Every designer reaches a point where they realize the work isn't the problem the language is. You can make smart design decisions daily and still fumble when someone in a meeting asks why you kept the navigation minimal, or how you thought about the onboarding flow. The terms exist precisely so you don't have to invent explanations on the spot. And yet, most designers treat them like exam material: memorize for the interview, forget after. That's backwards.
I want to go through four categories of design vocabulary that I think every working designer should have a genuine handle on not because they'll appear in job descriptions, but because they describe things you're already doing. The problem is that without the words, you're doing them unconsciously, which means you can't explain them, defend them, or improve on them deliberately.
Start with interaction design. Progressive disclosure is probably the most misunderstood one on this list. It's not about hiding information it's about sequencing it so users don't drown before they've found their footing. I use it constantly in onboarding flows, where dumping every feature upfront is the fastest way to lose someone. Affordance sits next to it as a concept: the visual quality of an element that tells a user what it's for. A button should look pressable. A slider should look draggable. When affordance breaks down, users click the wrong thing and blame themselves, which is a failure of design, not a failure of the user. Cognitive load is the overhead behind all of it how much mental work someone has to do just to figure out what to do next. My job, in most screens I design, is to reduce that number. Fitts's Law gives me one practical tool for doing that: bigger targets, positioned closer to where a user's cursor already is, get clicked more accurately and faster. Hick's Law gives me another: fewer choices, faster decisions. These aren't academic. I've applied both in something as ordinary as a mobile menu and seen the difference in drop-off rates.

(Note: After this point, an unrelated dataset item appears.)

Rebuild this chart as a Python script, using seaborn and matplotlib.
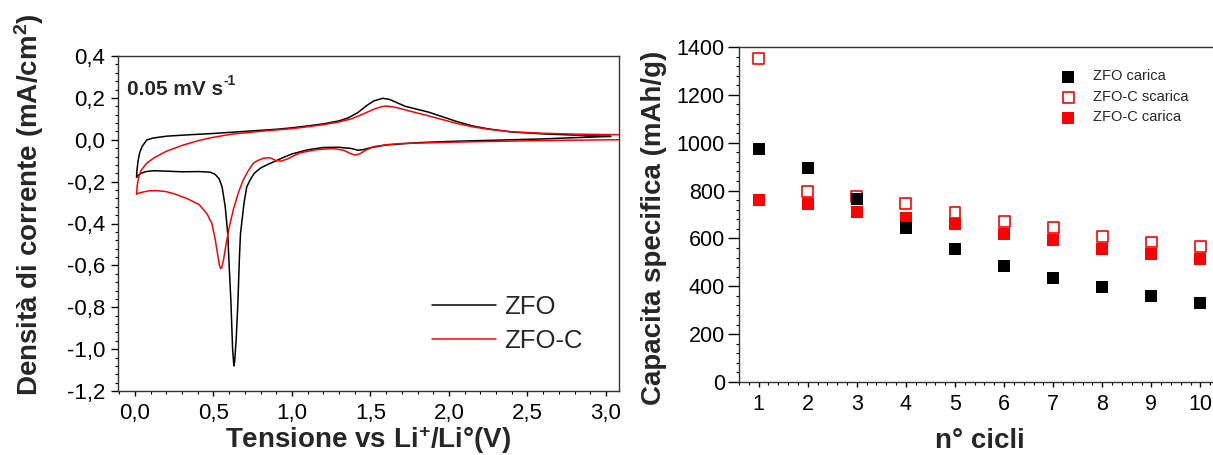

Product thinking is the set of concepts that bridges design and business, and I think designers avoid it more than they should. The North Star Metric is the single number your product is organized around for a messaging app it might be messages sent per week, for a SaaS tool it might be active workflows. Knowing what your product's North Star is changes how you prioritize design decisions. Activation is the first moment a user sees real value not when they sign up, when they actually get something out of the product. I spend a lot of time thinking about activation in onboarding because it's where most products bleed users. Retention and churn are the same story from two angles: are users coming back, or are they leaving? DAU and MAU daily and monthly active users are the metrics that show you whether the product is part of someone's actual life or something they tried once. I'm not a product manager, but understanding these numbers makes me a better collaborator with the people who are.
Design systems vocabulary is the one area where I see junior designers get tripped up most often, because the concepts feel technical when they're actually quite simple. Design tokens are the variables, colors, spacing, type sizes stored in a system so that changes happen in one place and ripple everywhere. Components are the reusable building blocks: a button, a card, a modal. Patterns are slightly higher-order: they're the standard ways you solve recurring problems, like how a form behaves when it fails validation, or how a dashboard filters data. Design debt is what accumulates when you bypass the system — when someone makes a one-off color because the token didn't feel right for this specific screen. It compounds. Left alone, design debt means ten different shades of blue across your product with no logic connecting them. Atomic Design is the methodology that gives you a way to think about all of this hierarchically, from smallest (atoms) to most complex (pages).
Accessibility is the category designers are most likely to treat as an afterthought, which is a decision that costs real users. WCAG the Web Content Accessibility Guidelines is the framework that defines what accessible means in practice, organized into levels A, AA, and AAA. The contrast ratio is one of the most basic and most frequently ignored requirements: AA compliance means at least 4.5:1 contrast between text and its background. I check this for every text element I ship. Screen readers convert visual UI into audio for users who are blind or have low vision, which means every image needs meaningful alt text and every interactive element needs to be labeled so it makes sense when read aloud, not just when seen. Focus states are the visual indicators that show keyboard users where they are on a page crucial for anyone who navigates without a mouse, and something that gets stripped out in design hand-offs more often than it should. Inclusive design pulls all of this together into a stance: design for the full range of human ability from the start, not as a retrofit.
Here's the thing about all of these terms. None of them require memorization. What they require is that you encounter a design problem, recognize which concept applies, and talk through your thinking using the right language. That's what separates a designer who sounds confident from one who knows the work but can't communicate it. And in my experience, the ability to communicate your decisions clearly is what makes the difference in how your work is received by clients, by developers, by stakeholders who have three minutes to understand what you did and why.

Summary
There are four bodies of knowledge every designer should be able to speak to fluently: interaction design principles, product thinking, design systems, and accessibility. The terms themselves aren't the point they're handles on concepts you're likely already applying. What matters is being able to reach for the right handle at the right moment, in a client meeting, a critique, or a job interview, and use it to say something true about your work.